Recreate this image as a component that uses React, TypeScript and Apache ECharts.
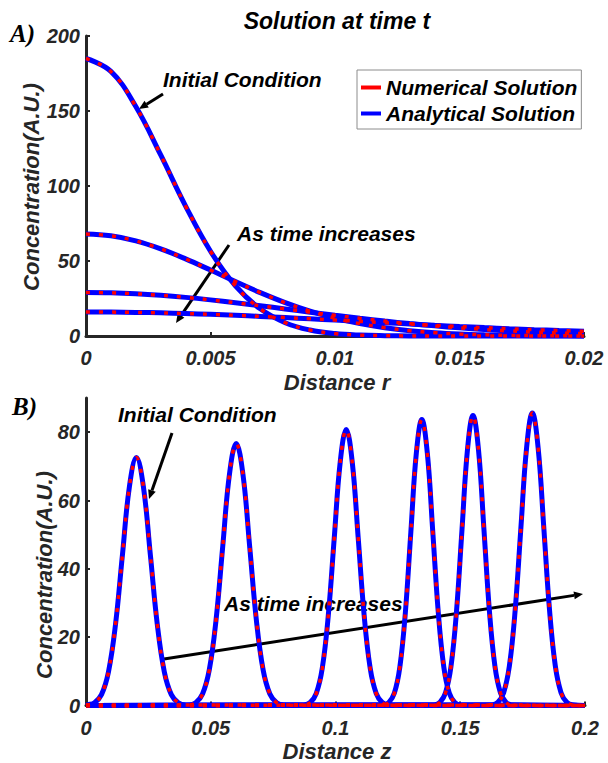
import React, { useEffect, useRef } from 'react';
import * as echarts from 'echarts';

// ---------- Panel A: radial profiles ----------
const rDistance = [0, 0.001, 0.002, 0.003, 0.004, 0.005, 0.006, 0.007, 0.008, 0.009, 0.01, 0.011, 0.012, 0.013, 0.014, 0.015, 0.016, 0.017, 0.018, 0.019, 0.02];
const cInitial = [185, 176.4, 153.0, 120.7, 86.6, 56.5, 33.5, 18.1, 8.87, 3.96, 1.61, 0.59, 0.2, 0.06, 0.02, 0, 0, 0, 0, 0, 0];
const cTime1 = [68, 66.82, 63.42, 58.11, 51.43, 43.96, 36.28, 28.91, 22.26, 16.54, 11.87, 8.23, 5.51, 3.56, 2.22, 1.34, 0.78, 0.44, 0.24, 0.13, 0.06];
const cTime2 = [29, 28.78, 28.15, 27.12, 25.75, 24.08, 22.19, 20.15, 18.03, 15.89, 13.8, 11.8, 9.95, 8.26, 6.76, 5.45, 4.33, 3.39, 2.61, 1.98, 1.48];
const cTime3 = [16, 15.93, 15.74, 15.42, 14.98, 14.44, 13.8, 13.08, 12.3, 11.47, 10.61, 9.73, 8.85, 7.99, 7.15, 6.35, 5.59, 4.88, 4.23, 3.63, 3.09];
const xTicksA = [0, 0.005, 0.01, 0.015, 0.02];
const yTicksA = [0, 50, 100, 150, 200];

// ---------- Panel B: travelling pulses ----------
const zPeak1 = [0, 0.0006, 0.0034, 0.0062, 0.009, 0.0118, 0.0146, 0.0174, 0.0202, 0.023, 0.0258, 0.0286, 0.0314, 0.0342, 0.037, 0.0398, 0.2];
const cPeak1 = [0, 0.16, 0.81, 3.19, 9.82, 23.57, 44.03, 64.07, 72.6, 64.07, 44.03, 23.57, 9.82, 3.19, 0.81, 0.16, 0];
const zPeak2 = [0, 0.0413, 0.044, 0.0467, 0.0494, 0.0521, 0.0548, 0.0575, 0.0602, 0.0629, 0.0656, 0.0683, 0.071, 0.0737, 0.0764, 0.0791, 0.2];
const cPeak2 = [0, 0.17, 0.85, 3.37, 10.38, 24.9, 46.52, 67.69, 76.7, 67.69, 46.52, 24.9, 10.38, 3.37, 0.85, 0.17, 0];
const zPeak3 = [0, 0.0875, 0.0899, 0.0923, 0.0947, 0.0971, 0.0995, 0.1019, 0.1043, 0.1067, 0.1091, 0.1115, 0.1139, 0.1163, 0.1187, 0.1211, 0.2];
const cPeak3 = [0, 0.18, 0.9, 3.55, 10.93, 26.24, 49.01, 71.31, 80.8, 71.31, 49.01, 26.24, 10.93, 3.55, 0.9, 0.18, 0];
const zPeak4 = [0, 0.1192, 0.1214, 0.1236, 0.1258, 0.128, 0.1302, 0.1324, 0.1346, 0.1368, 0.139, 0.1412, 0.1434, 0.1456, 0.1478, 0.15, 0.2];
const cPeak4 = [0, 0.18, 0.93, 3.67, 11.32, 27.18, 50.76, 73.87, 83.7, 73.87, 50.76, 27.18, 11.32, 3.67, 0.93, 0.18, 0];
const zPeak5 = [0, 0.1397, 0.1419, 0.1441, 0.1463, 0.1485, 0.1507, 0.1529, 0.1551, 0.1573, 0.1595, 0.1617, 0.1639, 0.1661, 0.1683, 0.1705, 0.2];
const cPeak5 = [0, 0.19, 0.94, 3.73, 11.49, 27.57, 51.49, 74.92, 84.9, 74.92, 51.49, 27.57, 11.49, 3.73, 0.94, 0.19, 0];
const zPeak6 = [0, 0.1628, 0.1651, 0.1674, 0.1697, 0.172, 0.1743, 0.1766, 0.1789, 0.1812, 0.1835, 0.1858, 0.1881, 0.1904, 0.1927, 0.195, 0.2];
const cPeak6 = [0, 0.19, 0.95, 3.76, 11.58, 27.79, 51.92, 75.54, 85.6, 75.54, 51.92, 27.79, 11.58, 3.76, 0.95, 0.19, 0];
const xTicksB = [0, 0.05, 0.1, 0.15, 0.2];
const yTicksB = [0, 20, 40, 60, 80];

const FAMILY = '"Liberation Sans", Arial, Helvetica, sans-serif';
const AX = '#262626';
const BLUE = '#0000ff';
const RED = '#ff0000';
const NUM = 'Numerical Solution';
const ANA = 'Analytical Solution';

const pairs = (xs: number[], ys: number[]) => xs.map((x, i) => [x, ys[i]]);

function curve(idx: number, name: string, data: number[][]) {
  const isNum = name === NUM;
  return {
    type: 'line',
    name,
    xAxisIndex: idx,
    yAxisIndex: idx,
    data,
    smooth: 0.4,
    symbol: 'none',
    showSymbol: false,
    clip: false,
    silent: true,
    z: isNum ? 3 : 2,
    itemStyle: { color: isNum ? RED : BLUE },
    lineStyle: isNum
      ? { color: RED, width: 3.5, type: [4, 9] }
      : { color: BLUE, width: 5 },
  };
}

function arrow(x1: number, y1: number, x2: number, y2: number, head = 9, half = 4) {
  const dx = x2 - x1;
  const dy = y2 - y1;
  const L = Math.hypot(dx, dy);
  const ux = dx / L;
  const uy = dy / L;
  const bx = x2 - ux * head;
  const by = y2 - uy * head;
  return [
    { type: 'line', shape: { x1, y1, x2: bx, y2: by }, style: { stroke: '#000', lineWidth: 3 } },
    {
      type: 'polygon',
      shape: { points: [[x2, y2], [bx - uy * half, by + ux * half], [bx + uy * half, by - ux * half]] },
      style: { fill: '#000' },
    },
  ];
}

function txt(x: number, y: number, text: string, size: number, opts: any = {}) {
  return {
    type: 'text',
    x,
    y,
    rotation: opts.rotation || 0,
    style: {
      text,
      fill: opts.fill || '#000',
      font: `italic bold ${size}px ${opts.family || FAMILY}`,
      align: opts.align || 'left',
      verticalAlign: 'middle',
    },
  };
}

function axisPair(grid: number, xmin: number, xmax: number, xt: number[], ymax: number, yt: number[]) {
  const labelStyle = { fontSize: 20, fontWeight: 'bold', fontStyle: 'italic', color: AX, fontFamily: FAMILY };
  return {
    x: {
      type: 'value', gridIndex: grid, min: xmin, max: xmax,
      axisLine: { show: true, onZero: false, lineStyle: { color: AX, width: 3 } },
      axisTick: { show: true, inside: true, length: 4, customValues: xt, lineStyle: { color: AX, width: 2 } },
      axisLabel: { ...labelStyle, margin: 12, customValues: xt, formatter: (v: number) => String(v) },
      splitLine: { show: false },
    },
    y: {
      type: 'value', gridIndex: grid, min: 0, max: ymax,
      axisLine: { show: true, onZero: false, lineStyle: { color: AX, width: 3 } },
      axisTick: { show: true, inside: true, length: 4, customValues: yt, lineStyle: { color: AX, width: 2 } },
      axisLabel: { ...labelStyle, margin: 6, customValues: yt, formatter: (v: number) => String(v) },
      splitLine: { show: false },
    },
  };
}

export default function App() {
  const ref = useRef<HTMLDivElement>(null);
  useEffect(() => {
    if (!ref.current) return;
    const chart = echarts.init(ref.current, null, { renderer: 'svg' });
    const a = axisPair(0, 0, 0.02, xTicksA, 200, yTicksA);
    const b = axisPair(1, 0, 0.2, xTicksB, 90, yTicksB);

    const topSets = [cInitial, cTime1, cTime2, cTime3];
    const bottomSets: [number[], number[]][] = [
      [zPeak1, cPeak1], [zPeak2, cPeak2], [zPeak3, cPeak3],
      [zPeak4, cPeak4], [zPeak5, cPeak5], [zPeak6, cPeak6],
    ];
    const series: any[] = [];
    topSets.forEach((c) => series.push(curve(0, ANA, pairs(rDistance, c))));
    bottomSets.forEach(([z, c]) => series.push(curve(1, ANA, pairs(z, c))));
    topSets.forEach((c) => series.push(curve(0, NUM, pairs(rDistance, c))));
    bottomSets.forEach(([z, c]) => series.push(curve(1, NUM, pairs(z, c))));

    const graphics: any[] = [
      txt(337, 21, 'Solution at time t', 23, { align: 'center' }),
      txt(10, 33, 'A)', 25, { family: '"Liberation Serif", "Times New Roman", serif' }),
      txt(12, 406, 'B)', 25, { family: '"Liberation Serif", "Times New Roman", serif' }),
      txt(31, 187, 'Concentration(A.U.)', 22, { align: 'center', rotation: Math.PI / 2, fill: AX }),
      txt(44, 575, 'Concentration(A.U.)', 22, { align: 'center', rotation: Math.PI / 2, fill: AX }),
      txt(337, 382, 'Distance r', 22, { align: 'center', fill: AX }),
      txt(337, 751, 'Distance z', 22, { align: 'center', fill: AX }),
      txt(163, 79, 'Initial Condition', 21),
      txt(237, 233, 'As time increases', 21),
      txt(118, 414, 'Initial Condition', 21),
      txt(224, 603, 'As time increases', 21),
      ...arrow(163, 94, 139, 109),
      ...arrow(229, 245, 176, 323),
      ...arrow(172, 433, 149, 499),
      ...arrow(164, 659, 583, 594),
    ];

    chart.setOption({
      animation: false,
      backgroundColor: '#ffffff',
      grid: [
        { left: 86, top: 36, width: 498, height: 300, containLabel: false },
        { left: 86, top: 398, width: 499, height: 307.5, containLabel: false },
      ],
      xAxis: [a.x, b.x],
      yAxis: [a.y, b.y],
      legend: {
        data: [NUM, ANA],
        orient: 'vertical',
        left: 357,
        top: 70,
        padding: [6, 4, 4, 4],
        itemGap: 3,
        itemWidth: 20,
        itemHeight: 4,
        itemTextGap: 3,
        icon: 'rect',
        borderColor: '#8c8c8c',
        borderWidth: 1,
        backgroundColor: '#ffffff',
        selectedMode: false,
        textStyle: { fontSize: 21, lineHeight: 23, fontWeight: 'bold', fontStyle: 'italic', color: '#000', fontFamily: FAMILY },
      },
      series,
      graphic: graphics,
    });
    return () => chart.dispose();
  }, []);
  return <div ref={ref} style={{ position: 'absolute', left: 0, top: 0, width: 608, height: 763, background: '#fff' }} />;
}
☆ ☆ ☆ ☆ ☆ ☆ ☆
Written exercise -> Look at the listing and set down only the lines from its start through the line with "import * as echarts from 'echarts';", word for word and without pictures.

Answer to this problem ->
Recreate this image as a component that uses React, TypeScript and Apache ECharts.
import React, { useEffect, useRef } from 'react';
import * as echarts from 'echarts';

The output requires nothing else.